I’m more interested in the interface that lets you convert between Text and ByteString for various encodings. Although I’m currently focused on UTF-8, I suspect I’ll add UTF-16 and UTF-32 as well.

And while I’m focused on ByteStrings, I think the same interface could work just as well with Vector Word8 or any other array type. I’d like to keep things flexible enough to allow for that.

It sounds like y’all are in favor of tagging the ByteString, which I think is a good approach. Especially @hasufell’s note about semantics helps me get over my trepidation.
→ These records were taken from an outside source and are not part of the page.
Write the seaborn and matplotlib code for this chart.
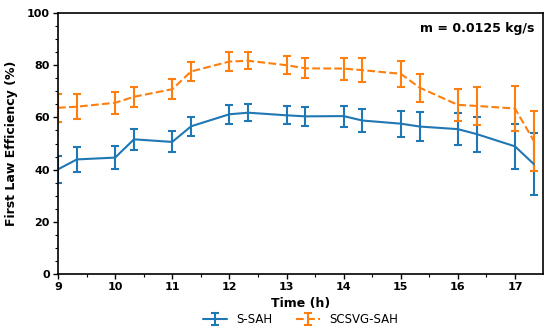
import matplotlib
matplotlib.use("Agg")
import matplotlib.pyplot as plt
import seaborn as sns
import pandas as pd
from matplotlib.ticker import MultipleLocator

time_h = [9, 9.33, 10, 10.33, 11, 11.33, 12, 12.33, 13, 13.33, 14, 14.33, 15, 15.33, 16, 16.33, 17, 17.33]
s_sah = [40.1, 43.9, 44.6, 51.6, 50.6, 56.6, 61.2, 61.8, 60.8, 60.4, 60.5, 58.8, 57.6, 56.5, 55.5, 53.6, 48.9, 42.1]
s_sah_err = [5.3, 4.8, 4.4, 4.0, 4.0, 3.7, 3.6, 3.3, 3.4, 3.7, 4.0, 4.5, 5.0, 5.4, 6.0, 6.7, 8.7, 11.9]
scsvg_sah = [63.7, 64.1, 65.6, 67.9, 70.8, 77.6, 81.4, 81.7, 80.0, 78.8, 78.7, 78.1, 76.7, 71.4, 64.8, 64.4, 63.4, 51.0]
scsvg_sah_err = [5.4, 4.7, 4.3, 3.9, 3.8, 3.6, 3.5, 3.3, 3.5, 3.8, 4.2, 4.5, 5.1, 5.4, 6.0, 7.3, 8.8, 11.6]
series_names = ["S-SAH", "SCSVG-SAH"]

sns.set_theme(style="ticks")
plt.rcParams['font.family'] = ['DejaVu Sans']
plt.rcParams['text.color'] = 'black'
plt.rcParams['xtick.color'] = 'black'
plt.rcParams['ytick.color'] = 'black'
plt.rcParams['axes.labelcolor'] = 'black'

df = pd.DataFrame({"Time": time_h * 2,
                   "Eff": s_sah + scsvg_sah,
                   "Err": s_sah_err + scsvg_sah_err,
                   "Series": [series_names[0]] * len(time_h) + [series_names[1]] * len(time_h)})

fig = plt.figure(figsize=(5.5, 3.34), dpi=100)
ax = fig.add_axes([58/550, 1 - 274/334, (543-58)/550, (274-13)/334])

colors = ["#1f77b4", "#ff7f0e"]
styles = ["-", "--"]
for name, col, ls in zip(series_names, colors, styles):
    d = df[df["Series"] == name]
    ax.errorbar(d["Time"], d["Eff"], yerr=d["Err"], color=col, ls=ls, lw=1.5,
                capsize=3, elinewidth=1.5, capthick=1.5, label=name)

ax.set_xlim(9, 17.49)
ax.set_ylim(0, 100)
ax.xaxis.set_major_locator(MultipleLocator(1))
ax.xaxis.set_minor_locator(MultipleLocator(0.5))
ax.yaxis.set_major_locator(MultipleLocator(20))
ax.yaxis.set_minor_locator(MultipleLocator(5))
ax.tick_params(which="major", length=3.5, width=1, labelsize=8, pad=2.5)
ax.tick_params(which="minor", length=2, width=0.8)
for lab in ax.get_xticklabels() + ax.get_yticklabels():
    lab.set_fontweight("bold")
for sp in ax.spines.values():
    sp.set_visible(True)
    sp.set_linewidth(1.2)
    sp.set_color("black")

ax.set_xlabel("Time (h)", fontsize=9, fontweight="bold", labelpad=3)
ax.set_ylabel("First Law Efficiency (%)", fontsize=9, fontweight="bold", labelpad=6)
ax.text(0.983, 0.965, "m = 0.0125 kg/s", transform=ax.transAxes, ha="right", va="top",
        fontsize=9, fontweight="bold")

ax.legend(loc="center", bbox_to_anchor=(0.5, -0.176), ncol=2, frameon=False,
          fontsize=8.5, handlelength=2.0, handletextpad=0.8, columnspacing=2.0)

fig.savefig("out.png", dpi=100)
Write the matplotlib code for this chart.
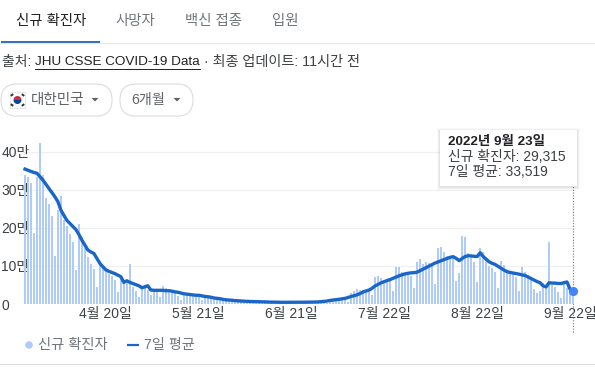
import matplotlib
matplotlib.use("Agg")
import matplotlib.pyplot as plt
import numpy as np
from matplotlib.patches import Circle, FancyBboxPatch, Polygon, Rectangle, Wedge

plt.rcParams["font.family"] = ["Liberation Sans", "Noto Sans CJK KR"]

# values in units of 만 (10,000), one per day from 3/24 to 9/23
daily_cases = [
    34.0, 33.5, 31.8, 18.6, 33.5, 42.4, 34.0, 27.8, 26.3, 23.2, 12.6, 24.7, 28.5, 22.2, 20.4, 18.4,
    16.3, 8.9, 21.0, 17.7, 14.7, 12.5, 10.5, 9.1, 4.6, 10.3, 9.4, 9.0, 8.0, 7.3, 6.3, 3.2,
    6.7, 5.9, 5.4, 10.5, 4.4, 3.5, 1.8, 4.1, 5.0, 3.7, 2.4, 3.4, 3.4, 1.9, 4.7, 4.1, 3.7, 3.2,
    2.8, 2.2, 1.1, 2.8, 2.4, 2.2, 2.1, 2.0, 1.9, 1.0, 2.4, 2.3, 2.0, 1.7, 1.6, 1.5, 0.8, 1.5,
    1.4, 1.2, 1.1, 1.0, 0.9, 0.5, 1.0, 0.95, 0.9, 0.8, 0.75, 0.7, 0.35, 0.8, 0.75, 0.7, 0.6, 0.6,
    0.55, 0.3, 0.7, 0.7, 0.6, 0.55, 0.55, 0.5, 0.3, 0.8, 0.75, 0.65, 0.6, 0.6, 0.55, 0.3, 1.2, 1.2,
    1.1, 1.0, 1.0, 0.95, 0.6, 2.8, 3.4, 3.9, 3.7, 3.6, 3.7, 3.9, 2.4, 7.2, 7.4, 6.8, 6.3, 5.9,
    6.3, 3.4, 9.8, 9.8, 8.5, 8.1, 7.6, 7.5, 4.1, 11.0, 11.8, 10.4, 11.1, 10.7, 10.3, 5.3, 14.8, 15.1,
    13.6, 12.6, 12.5, 12.3, 6.0, 8.2, 17.9, 17.7, 13.5, 12.5, 11.0, 5.7, 14.8, 13.8, 11.6, 10.0, 9.4, 8.5,
    4.1, 11.4, 10.3, 8.5, 8.1, 7.9, 7.2, 3.5, 9.8, 8.3, 7.6, 6.8, 3.9, 2.8, 3.4, 5.5, 4.1, 16.4,
    5.0, 4.6, 3.2, 1.7, 5.4, 4.1, 3.7, 2.93,
]
seven_day_avg = [
    35.5, 35.2, 34.9, 34.6, 34.4, 33.5, 32.6, 31.5, 30.4, 29.3, 28.2, 26.9, 24.7, 23.3, 22.0, 21.2,
    20.4, 19.6, 18.3, 16.8, 15.5, 14.2, 13.7, 13.3, 12.0, 10.7, 9.8, 9.0, 8.6, 8.3, 8.0, 7.6,
    7.2, 5.7, 6.1, 5.7, 5.4, 5.1, 4.8, 4.3, 4.5, 4.8, 3.7, 3.6, 3.6, 3.6, 3.6, 3.5, 3.5, 3.4,
    3.2, 3.1, 2.9, 2.7, 2.6, 2.5, 2.4, 2.3, 2.3, 2.15, 2.0, 1.9, 1.8, 1.6, 1.5, 1.4, 1.25, 1.1,
    1.05, 1.0, 0.9, 0.85, 0.8, 0.75, 0.7, 0.68, 0.65, 0.62, 0.6, 0.58, 0.55, 0.53, 0.5, 0.5, 0.48, 0.46,
    0.45, 0.45, 0.45, 0.45, 0.45, 0.46, 0.47, 0.47, 0.48, 0.49, 0.5, 0.52, 0.55, 0.62, 0.7, 0.8, 0.95, 1.05,
    1.15, 1.25, 1.38, 1.5, 1.75, 2.0, 2.2, 2.45, 2.8, 3.2, 3.45, 3.7, 4.2, 4.8, 5.2, 5.6, 5.9, 6.2,
    6.45, 6.8, 7.1, 7.45, 7.7, 7.95, 8.1, 8.2, 8.25, 8.4, 8.8, 9.2, 9.6, 10.0, 10.4, 10.8, 11.1, 11.4,
    11.7, 12.0, 12.3, 12.45, 12.0, 11.4, 12.0, 12.5, 12.7, 12.65, 12.55, 12.5, 13.5, 12.5, 11.8, 11.1, 10.7, 10.4,
    9.9, 9.4, 8.9, 8.5, 8.3, 8.15, 8.0, 7.85, 7.65, 7.5, 7.1, 6.7, 6.3, 5.9, 5.6, 4.8, 4.5, 5.6,
    5.5, 5.5, 5.4, 5.4, 5.6, 5.8, 3.9, 3.35,
]
date_ticks = [27, 58, 89, 120, 151, 182]
date_labels = ["4월 20일", "5월 21일", "6월 21일", "7월 22일", "8월 22일", "9월 22일"]
y_ticks = [0, 10, 20, 30, 40]
y_labels = ["0", "10만", "20만", "30만", "40만"]
tabs = ["신규 확진자", "사망자", "백신 접종", "입원"]
tab_x = [16, 115, 185, 272]

W, H = 595, 367
BAR = "#aecbfa"
LINE = "#1a66c8"
GREY = "#70757a"
DARK = "#3c4043"

fig = plt.figure(figsize=(W / 100, H / 100), dpi=100, facecolor="white")

# chart area, placed in pixels: 0 at y=304, 40만 at y=152, day 0 at x=25
px_per_day = 2.995
left, right = 25 - px_per_day, 573 + px_per_day
ax = fig.add_axes([left / W, (H - 304) / H, (right - left) / W, 174 / H])
days = np.arange(len(daily_cases))
ax.bar(days, daily_cases, width=0.66, color=BAR, zorder=2)
ax.plot(days, seven_day_avg, color=LINE, lw=2.4, solid_joinstyle="round", zorder=3)
ax.plot(days[-1], seven_day_avg[-1], "o", color="#4285f4", ms=6.6, mew=0, zorder=4, clip_on=False)
ax.axvline(days[-1], ymin=-0.16, ymax=118 / 174, color="#70757a", lw=0.8, ls=(0, (1, 1.5)),
           clip_on=False, zorder=1)
ax.set_xlim(-1, len(daily_cases))
ax.set_ylim(0, 174 / 3.8)
ax.set_xticks(date_ticks)
ax.set_xticklabels(date_labels, fontsize=10, color=DARK)
ax.set_yticks(y_ticks)
ax.set_yticklabels(y_labels, fontsize=10, color=DARK)
for label in ax.get_yticklabels():
    label.set_ha("left")
ax.tick_params(axis="x", length=0, pad=2)
ax.tick_params(axis="y", length=0, pad=15)
ax.grid(axis="y", color="#f0f0f0", lw=0.9)
ax.set_axisbelow(True)
for side in ax.spines:
    ax.spines[side].set_visible(False)

# page furniture in pixel coordinates
ui = fig.add_axes([0, 0, 1, 1], zorder=5)
ui.set_xlim(0, W)
ui.set_ylim(H, 0)
ui.axis("off")
ui.patch.set_alpha(0)

for i, (name, x) in enumerate(zip(tabs, tab_x)):
    ui.text(x, 21, name, fontsize=10.4, color="#202124" if i == 0 else GREY, va="center")
ui.plot([0, W], [43, 43], color="#e4e6e8", lw=0.8)
ui.add_patch(Rectangle((1, 41), 99, 2.5, color="#2f6fc4", lw=0))

ui.text(2, 62, "출처: ", fontsize=10, color=DARK, va="center")
ui.text(35, 62, "JHU CSSE COVID-19 Data", fontsize=9.7, color="#202124", va="center")
ui.plot([35, 200], [69, 69], color="#202124", lw=0.7)
ui.text(204, 62, "· 최종 업데이트: 11시간 전", fontsize=10.2, color=DARK, va="center")

for x0, x1 in [(1, 112), (120, 193)]:
    ui.add_patch(FancyBboxPatch((x0 + 16, 100), x1 - x0 - 32, 0.1,
                                boxstyle="round,pad=16,rounding_size=16", fc="white", ec="#dadce0", lw=0.8))
ui.text(31, 100, "대한민국", fontsize=10.5, color="#5f6368", va="center")
ui.text(131, 100, "6개월", fontsize=10.2, color="#5f6368", va="center")
for cx in (95, 177):
    ui.add_patch(Polygon([(cx - 3.5, 98), (cx + 3.5, 98), (cx, 101.5)], color="#5f6368", lw=0))

# flag
ui.add_patch(Rectangle((10, 92), 15, 16, fc="white", ec="#e0e0e0", lw=0.6))
ui.add_patch(Wedge((17.5, 100), 4, 180, 360, color="#cd2e3a", lw=0))
ui.add_patch(Wedge((17.5, 100), 4, 0, 180, color="#0047a0", lw=0))
for fx, fy, ang in [(12, 95, -35), (23, 95, 35), (12, 105, 35), (23, 105, -35)]:
    ui.add_patch(Rectangle((fx - 1.5, fy - 1), 3, 2, angle=ang, rotation_point="center", color="#333333", lw=0))

# tooltip, soft shadow then white card
for grow, alpha in [(3, 0.025), (2, 0.035), (1, 0.05)]:
    ui.add_patch(Rectangle((440 - grow, 130 - grow + 1), 137 + 2 * grow, 56 + 2 * grow, fc="black",
                           ec="none", alpha=alpha))
ui.add_patch(Rectangle((440, 130), 137, 56, fc="white", ec="none"))
ui.text(448, 142, "2022년 9월 23일", fontsize=9.7, color="#202124", fontweight="bold", va="center")
ui.text(448, 157, "신규 확진자: 29,315", fontsize=10, color=DARK, va="center")
ui.text(448, 172, "7일 평균: 33,519", fontsize=10, color=DARK, va="center")

# legend
ui.add_patch(Circle((29, 345), 3.8, color=BAR, lw=0))
ui.text(38, 345, "신규 확진자", fontsize=10.3, color=GREY, va="center")
ui.plot([127, 139], [345, 345], color=LINE, lw=1.6, solid_capstyle="butt")
ui.text(144, 345, "7일 평균", fontsize=10.2, color=GREY, va="center")
ui.plot([0, W], [364, 364], color="#dadce0", lw=0.8)

fig.savefig("out.png", dpi=100)
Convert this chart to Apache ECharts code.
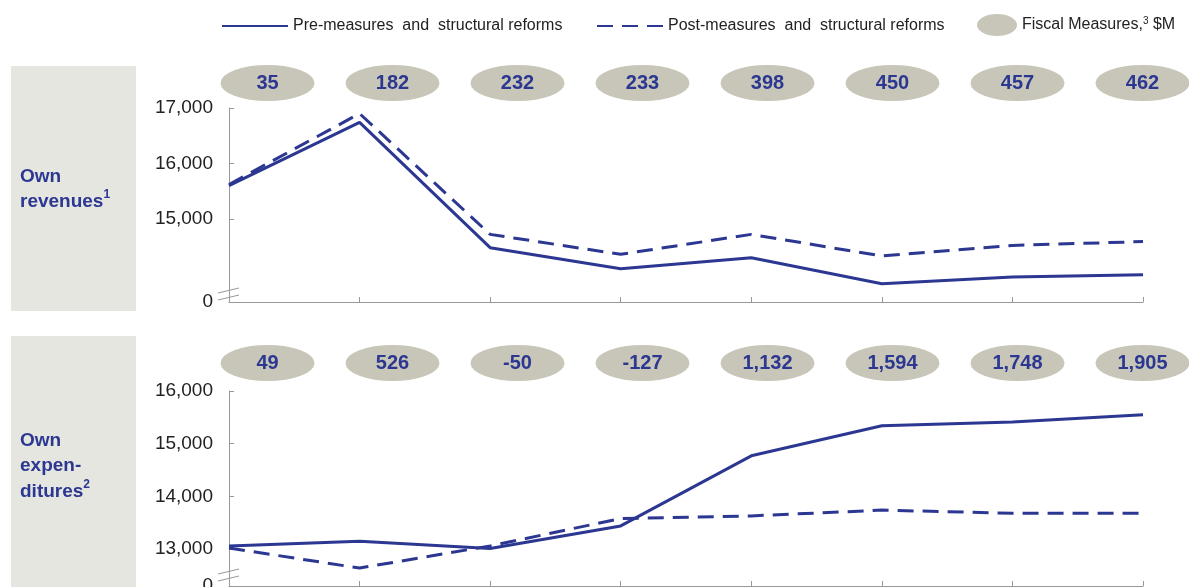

I hadn’t thought about using a function or a tuple as the “output” type, as @danidiaz suggested. That’s clever, but I feel like WithEncoding (or Tagged) is a little more straightforward, at the expense of introducing another type.

I’m leaning toward going with the first solution, like this:

instance From Text (WithEncoding Utf8 ByteString) where ...
instance TryFrom (WithEncoding Utf8 ByteString) Text where ...

I don’t know if all the extra types (WithEncoding and Utf8) are worth the overhead. Should I do this instead?

instance From Text (Tagged "UTF-8" ByteString) where ...
instance TryFrom (Tagged "UTF-8" ByteString) Text where ...

taylorfausak · October 3, 2022, 10:28pm

I published these changes in Witch version 1.1.0.0. Thanks again for the feedback!

reuben · October 4, 2022, 3:00pm

Btw, I hadn’t heard of Witch before, but it worked great, and it feels like something I’ll want to use a lot!